Member Spotlight on “Sir” Robert Antonini, WWII Vet & Witty Raconteur
Mar 3, 2021
2 min read
By Laurie Mason Programs & Communications Coordinator
Everyone calls Robert Antonini “Sir Robert,” a moniker he gave himself. “It’s because I’m above and beyond the ordinary,” he jokes, but his self-deprecating manner suggests he doesn’t really believe that. Yet it’s true. At 94, Sir Robert is fit, sharp and always quick with a witty retort. Someone says, “You made up the name and it stuck. That means something!” His deadpan response: “It means you’re stuck with it.” Robert Antonini grew up in Cleveland to an Italian immigrant family, one of six children. His father was a musician who taught all of his kids to play an instrument. Sir Robert’s instrument growing up was the saxophone. “I played for a short while,” he says. “But I wasn’t very good.” Of his mother, who lived to 103, Sir Robert says, "My mother was special. She was good all the way around. She cooked, she cleaned, she took care of six kids."
Like many of his generation, Sir Robert was drafted into the Army during WWII while still in high school and shipped off to the Philippines. After his two-year stint in the service, he moved to Los Angeles and studied acting and dancing. While his Hollywood career never quite got off the ground, (“I was too short”) he is still the one you want around when music is playing. “Sir Robert loves to dance,” says Kim Larsen, Family Services manager. “Before the pandemic, we had our live bands coming once a month. Robert was the first one to get up and dance with anyone, sweeping them around the courtyard.”

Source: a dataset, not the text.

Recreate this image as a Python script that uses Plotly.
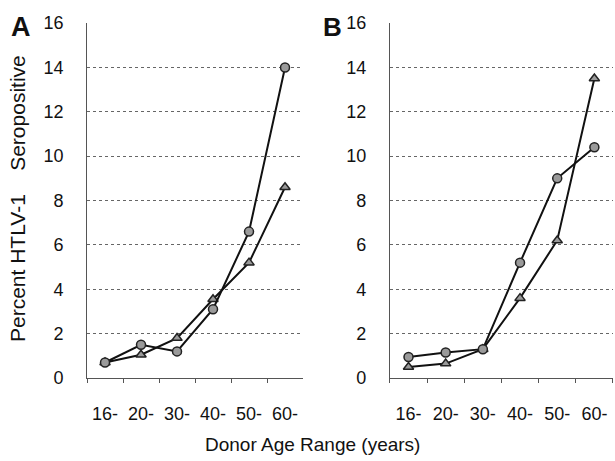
import plotly.graph_objects as go

categories = ["16-", "20-", "30-", "40-", "50-", "60-"]
a_circle = [0.7, 1.5, 1.2, 3.1, 6.6, 14.0]
a_triangle = [0.7, 1.05, 1.8, 3.55, 5.2, 8.6]
b_circle = [0.95, 1.15, 1.3, 5.2, 9.0, 10.4]
b_triangle = [0.5, 0.65, 1.3, 3.6, 6.2, 13.5]
y_ticks = [0, 2, 4, 6, 8, 10, 12, 14, 16]

W, H = 615, 461
fig = go.Figure()

def add_series(y, xa, ya, symbol):
    fig.add_trace(go.Scatter(
        x=categories, y=y, xaxis=xa, yaxis=ya, mode="lines+markers",
        line=dict(color="#111111", width=2),
        marker=dict(symbol=symbol, size=9, color="#9a9a9a",
                    line=dict(color="#222222", width=1.5)),
        showlegend=False, cliponaxis=False))

add_series(a_triangle, "x", "y", "triangle-up")
add_series(a_circle, "x", "y", "circle")
add_series(b_triangle, "x2", "y2", "triangle-up")
add_series(b_circle, "x2", "y2", "circle")

FONT = "Liberation Sans, Arial, sans-serif"
tickfont = dict(family=FONT, size=18, color="#111111")
xcommon = dict(type="category", categoryorder="array", categoryarray=categories,
               range=[-0.5, 5.5], tickson="boundaries", ticks="outside", ticklen=4,
               tickcolor="#555555", showgrid=False, showline=True, linecolor="#555555",
               linewidth=1, tickfont=tickfont, zeroline=False, ticklabelstandoff=19,
               automargin=False)
ycommon = dict(range=[0, 16], tickvals=y_ticks, showgrid=True, gridcolor="#666666",
               griddash="dot", gridwidth=1, showline=True, linecolor="#555555",
               linewidth=1, ticks="", tickfont=tickfont, zeroline=False, ticklabelstandoff=19,
               automargin=False)

def ann(text, px, py, size, angle=0):
    return dict(text=text, x=px / W, y=1 - py / H, xref="paper", yref="paper",
                xanchor="center", yanchor="middle", showarrow=False, textangle=angle,
                font=dict(family=FONT, size=size, color="#111111"))

fig.update_layout(
    width=W, height=H, margin=dict(l=0, r=0, t=0, b=0, pad=0, autoexpand=False),
    paper_bgcolor="white", plot_bgcolor="white",
    xaxis=dict(domain=[0.1415, 0.4927], anchor="y", **xcommon),
    yaxis=dict(domain=[0.18, 0.95], anchor="x", **ycommon),
    xaxis2=dict(domain=[0.634, 0.9967], anchor="y2", **xcommon),
    yaxis2=dict(domain=[0.18, 0.95], anchor="x2", **ycommon),
    annotations=[
        ann("<b>A</b>", 21, 27, 27),
        ann("<b>B</b>", 332, 27, 26),
        ann("Percent HTLV-1&nbsp;&nbsp;&nbsp;&nbsp;Seropositive", 17, 199, 21, -90),
        ann("Donor Age Range (years)", 312, 444, 19),
    ],
)

fig.write_html("out.html", config={"displayModeBar": False},
               post_script="document.body.style.margin='0';")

Hollywood career or no, there was a measure of old Hollywood glamor during his time spent as roadie with the Ray Anthony Orchestra, which recorded with Frank Sinatra among other greats. Ray, having changed his surname from Antonini, is Sir Robert’s older brother. “You couldn’t go by Antonini and have a dance band in them days,” notes Sir Robert. “Any foreign-sounding name was no good.” (At 99, Ray Anthony is the last living member of the Glenn Miller Orchestra.) Brother Leo Anthony played sax in the Ray Anthony Orchestra. Of that time he quips, “Well, it wasn’t what you’d call working!” Good memories? “When you’re young you have good memories of being young no matter what you’re doing,” he says. "That wasn’t glamorous to me. It was different, but I wasn’t a phony worrying about the people I met.” He did meet both Marylin Monroe and Frank Sinatra, however. “My brother had a Marilyn party at his house in Beverly Hills,” he says. “He had steps coming from the street. She came down those steps and you knew when she had arrived even if you weren’t looking.” Another time, in Las Vegas, Frank Sinatra was in the audience and joined the band on stage for a song.
These days, Sir Robert’s main companion is his friendly shih tzu Dolly, for whom he cooks (and sneaks generous slabs of turkey from his sandwich during a recent picnic). Summing up his long life’s philosophy he says, “I don’t take things too seriously. I take it as the day comes. I’m not thinking of dying. First you gotta think of living.”